Target operates nearly 2,000 stores across the United States and serves customers through its Target.com platform. The Minneapolis-based retailer has maintained a consistent dividend payment history for over five decades.
The dividend announcement comes as part of Target’s regular quarterly financial activities and represents a continuation of the company’s long-standing dividend policy.
In other recent news, Walmart has been recognized for its achievement in reaching e-commerce profitability on an enterprise level during the first quarter, as highlighted by Bernstein analysts. This sets Walmart apart from other retailers facing margin pressures due to e-commerce growth. The analysts reiterated an Outperform rating for Walmart with a price target of $108.00, underscoring the company’s strategic investments and potential for long-term improvements in e-commerce profitability. Meanwhile, Target Corporation’s outlook has been adjusted by Fitch Ratings to Negative, reflecting operational challenges and a projected decline in EBITDA by over 10% in 2025. Despite these challenges, Fitch maintains an ’A’ Long-Term Issuer Default Rating for Target, citing its strong market position and cash flow generation.

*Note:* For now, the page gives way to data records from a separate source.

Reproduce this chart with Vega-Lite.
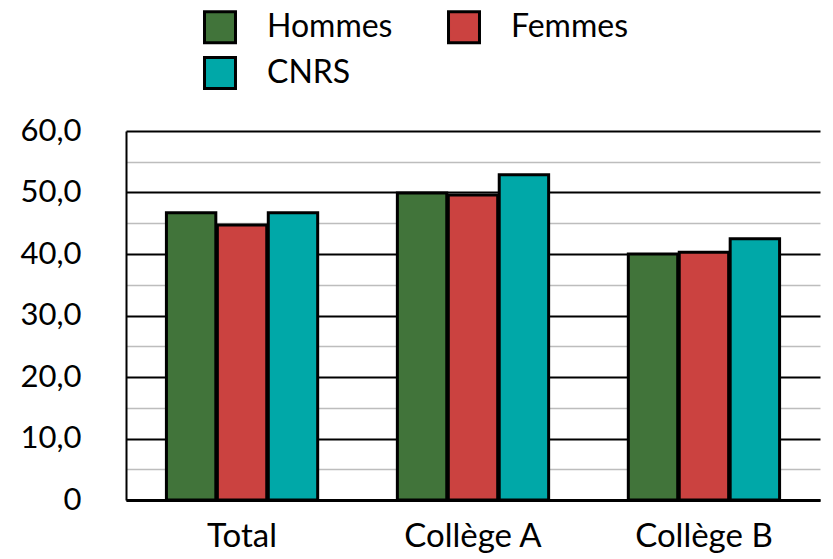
{
  "$schema": "https://vega.github.io/schema/vega-lite/v6.json",
  "autosize": "none",
  "width": 694,
  "height": 369,
  "padding": {"left": 126, "top": 131, "right": 13, "bottom": 59},
  "background": "white",
  "config": {
    "font": "Lato",
    "view": {"stroke": null}
  },
  "data": {
    "values": [
      {"groupe": "Total", "serie": "Hommes", "valeur": 46.7},
      {"groupe": "Total", "serie": "Femmes", "valeur": 44.7},
      {"groupe": "Total", "serie": "CNRS", "valeur": 46.7},
      {"groupe": "Collège A", "serie": "Hommes", "valeur": 49.9},
      {"groupe": "Collège A", "serie": "Femmes", "valeur": 49.6},
      {"groupe": "Collège A", "serie": "CNRS", "valeur": 52.9},
      {"groupe": "Collège B", "serie": "Hommes", "valeur": 40.0},
      {"groupe": "Collège B", "serie": "Femmes", "valeur": 40.3},
      {"groupe": "Collège B", "serie": "CNRS", "valeur": 42.5}
    ]
  },
  "mark": {"type": "bar", "stroke": "black", "strokeWidth": 3},
  "encoding": {
    "x": {
      "field": "groupe",
      "type": "nominal",
      "sort": ["Total", "Collège A", "Collège B"],
      "scale": {"paddingInner": 0.345, "paddingOuter": 0.175},
      "axis": {
        "title": null,
        "labelAngle": 0,
        "labelFontSize": 33,
        "labelColor": "black",
        "labelPadding": 20,
        "ticks": false,
        "domainColor": "black",
        "domainWidth": 3
      }
    },
    "xOffset": {
      "field": "serie",
      "type": "nominal",
      "sort": ["Hommes", "Femmes", "CNRS"],
      "scale": {"paddingInner": 0.03}
    },
    "y": {
      "field": "valeur",
      "type": "quantitative",
      "scale": {"domain": [0, 60], "nice": false},
      "axis": {
        "title": null,
        "values": [0, 5, 10, 15, 20, 25, 30, 35, 40, 45, 50, 55, 60],
        "labelExpr": "datum.value == 0 ? '0' : (datum.value % 10 == 0 ? replace(format(datum.value, '.1f'), '.', ',') : '')",
        "labelFontSize": 31,
        "labelColor": "black",
        "labelPadding": 45,
        "ticks": false,
        "domainColor": "black",
        "domainWidth": 2,
        "grid": true,
        "gridColor": {"condition": {"test": "datum.value % 10 == 0", "value": "black"}, "value": "#bdbdbd"},
        "gridWidth": {"condition": {"test": "datum.value % 10 == 0", "value": 2}, "value": 1.5},
        "gridOpacity": 1
      }
    },
    "color": {
      "field": "serie",
      "type": "nominal",
      "sort": ["Hommes", "Femmes", "CNRS"],
      "scale": {
        "domain": ["Hommes", "Femmes", "CNRS"],
        "range": ["#41743a", "#cb4240", "#00a8a8"]
      },
      "legend": {
        "title": null,
        "orient": "none",
        "legendX": 77,
        "legendY": -121,
        "direction": "horizontal",
        "columns": 2,
        "symbolType": "square",
        "symbolSize": 960,
        "symbolStrokeColor": "black",
        "symbolStrokeWidth": 3,
        "symbolOpacity": 1,
        "labelFontSize": 32,
        "labelColor": "black",
        "labelOffset": 30,
        "columnPadding": 49,
        "rowPadding": 2,
        "labelLimit": 300
      }
    }
  }
}
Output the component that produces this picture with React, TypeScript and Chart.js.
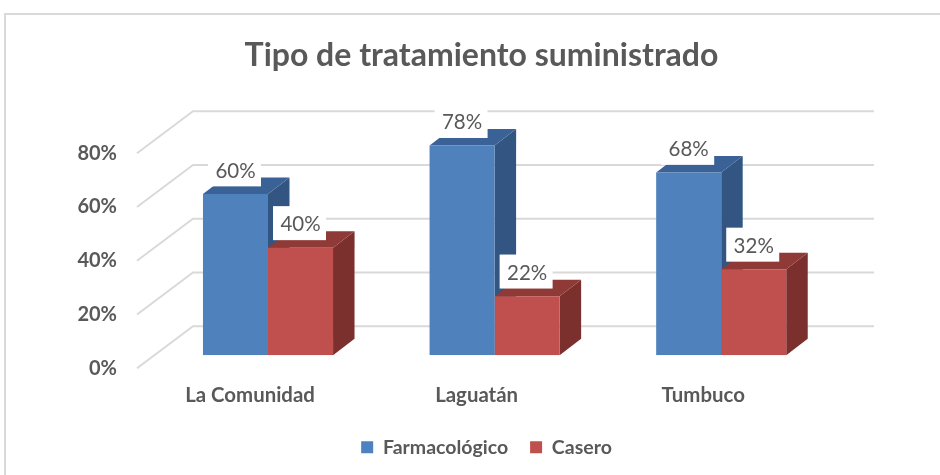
import React, { useEffect, useRef } from "react";
import { Chart, registerables } from "chart.js";

Chart.register(...registerables);

const categories = ["La Comunidad", "Laguatán", "Tumbuco"];
const farmacologico = [60, 78, 68];
const casero = [40, 22, 32];
const TEXT = "#595959";
const GRID = "#d9d9d9";
const FONT = "Lato, 'Open Sans', sans-serif";
const faces = [
  { front: "#4f81bd", top: "#3b6296", side: "#325581" },
  { front: "#c0504d", top: "#8f3a37", side: "#7c302e" },
];

const DX = 21.5;
const DY = 16.5;

const scene = {
  id: "scene",
  afterLayout(chart: any) {
    // the title sits a little left of the legend's centre
    chart.titleBlock.left -= 5;
    chart.titleBlock.right -= 5;
    // tick labels are clipped to the axis box, so widen it to hold them
    chart.scales.y.left = 60;
  },
  beforeDraw(chart: any) {
    const { ctx } = chart;
    ctx.save();
    ctx.strokeStyle = GRID;
    ctx.lineWidth = 2;
    ctx.beginPath();
    ctx.moveTo(5, 475);
    ctx.lineTo(5, 14);
    ctx.lineTo(940, 14);
    ctx.stroke();
    ctx.restore();
  },
  beforeDatasetsDraw(chart: any) {
    const { ctx, chartArea } = chart;
    const y = chart.scales.y;
    ctx.save();
    ctx.strokeStyle = GRID;
    ctx.lineWidth = 2;
    y.ticks.forEach((t: any) => {
      const p = y.getPixelForValue(t.value);
      ctx.beginPath();
      ctx.moveTo(chartArea.left - 17.7, p + 13);
      ctx.lineTo(chartArea.left + 38.3, p - 29);
      ctx.lineTo(chartArea.right + 39.5, p - 29);
      ctx.stroke();
    });
    chart.data.datasets.forEach((_: any, di: number) => {
      chart.getDatasetMeta(di).data.forEach((bar: any) => {
        const l = bar.x - bar.width / 2;
        const r = bar.x + bar.width / 2;
        ctx.fillStyle = faces[di].side;
        ctx.beginPath();
        ctx.moveTo(r, bar.y);
        ctx.lineTo(r + DX, bar.y - DY);
        ctx.lineTo(r + DX, bar.base - DY);
        ctx.lineTo(r, bar.base);
        ctx.closePath();
        ctx.fill();
        ctx.fillStyle = faces[di].top;
        ctx.beginPath();
        ctx.moveTo(l, bar.y);
        ctx.lineTo(l + DX, bar.y - DY);
        ctx.lineTo(r + DX, bar.y - DY);
        ctx.lineTo(r, bar.y);
        ctx.closePath();
        ctx.fill();
      });
    });
    ctx.restore();
  },
  afterDatasetsDraw(chart: any) {
    const { ctx } = chart;
    ctx.save();
    ctx.font = `20.5px ${FONT}`;
    ctx.textAlign = "center";
    ctx.textBaseline = "middle";
    chart.data.datasets.forEach((ds: any, di: number) => {
      chart.getDatasetMeta(di).data.forEach((bar: any, i: number) => {
        ctx.fillStyle = "#ffffff";
        ctx.fillRect(bar.x - 27.5, bar.y - 41.6, 53, 34);
        ctx.fillStyle = TEXT;
        ctx.fillText(`${ds.data[i]}%`, bar.x, bar.y - 23);
      });
    });
    ctx.restore();
  },
};

export default function App() {
  const ref = useRef<HTMLCanvasElement>(null);
  useEffect(() => {
    const chart = new Chart(ref.current!, {
      type: "bar",
      data: {
        labels: categories,
        datasets: [
          { label: "Farmacológico", data: farmacologico, backgroundColor: faces[0].front },
          { label: "Casero", data: casero, backgroundColor: faces[1].front },
        ],
      },
      plugins: [scene],
      options: {
        animation: false,
        responsive: false,
        layout: { padding: { left: 138.5, right: 105.5, top: 0, bottom: 8 } },
        datasets: { bar: { categoryPercentage: 0.574, barPercentage: 1 } },
        plugins: {
          title: {
            display: true,
            text: "Tipo de tratamiento suministrado",
            color: TEXT,
            font: { family: FONT, size: 32, weight: "bold" },
            padding: { top: 36, bottom: 65.8 },
          },
          legend: {
            position: "bottom",
            labels: {
              boxWidth: 12,
              boxHeight: 12,
              padding: 22,
              color: TEXT,
              font: { family: FONT, size: 19.5, weight: "bold" },
            },
          },
          tooltip: { enabled: false },
        },
        scales: {
          x: {
            grid: { display: false, drawTicks: false },
            border: { display: false },
            afterFit: (s: any) => { s.height = 60.2; },
            ticks: {
              color: TEXT,
              labelOffset: -18,
              padding: 27.5,
              maxRotation: 0,
              font: { family: FONT, size: 20.4, weight: "bold" },
            },
          },
          y: {
            min: 0,
            max: 80,
            grid: { display: false, drawTicks: false },
            border: { display: false },
            afterFit: (s: any) => { s.width = 16.2; },
            ticks: {
              stepSize: 20,
              color: TEXT,
              labelOffset: 13,
              padding: 37.7,
              callback: (v: any) => `${v}%`,
              font: { family: FONT, size: 20, weight: "bold" },
            },
          },
        },
      },
    } as any);
    return () => chart.destroy();
  }, []);
  return (
    <canvas
      ref={ref}
      width={940}
      height={475}
      style={{ position: "absolute", left: 0, top: 0, width: 940, height: 475, display: "block" }}
    />
  );
}
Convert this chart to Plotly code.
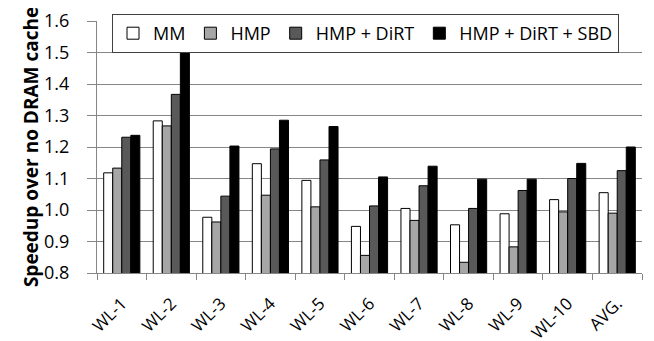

TD Cowen analysts have initiated coverage on Target with a Hold rating and a $105.00 price target, noting the company’s competitive pressures and cost inefficiencies. Guggenheim Securities has reduced Target’s price target from $155.00 to $115.00, maintaining a Buy rating despite challenges in comparable store sales and earnings expectations. The firm projects a 2.5% decline in comp sales and a 40 basis point reduction in EBITDA margin for the remainder of the year. RBC Capital Markets has also adjusted its price target for Target to $103.00, maintaining an Outperform rating. The firm anticipates competitive and margin challenges in the upcoming quarters, with revised EPS projections reflecting these hurdles. These recent developments provide insight into the current landscape for Walmart and Target, two major players in the retail sector.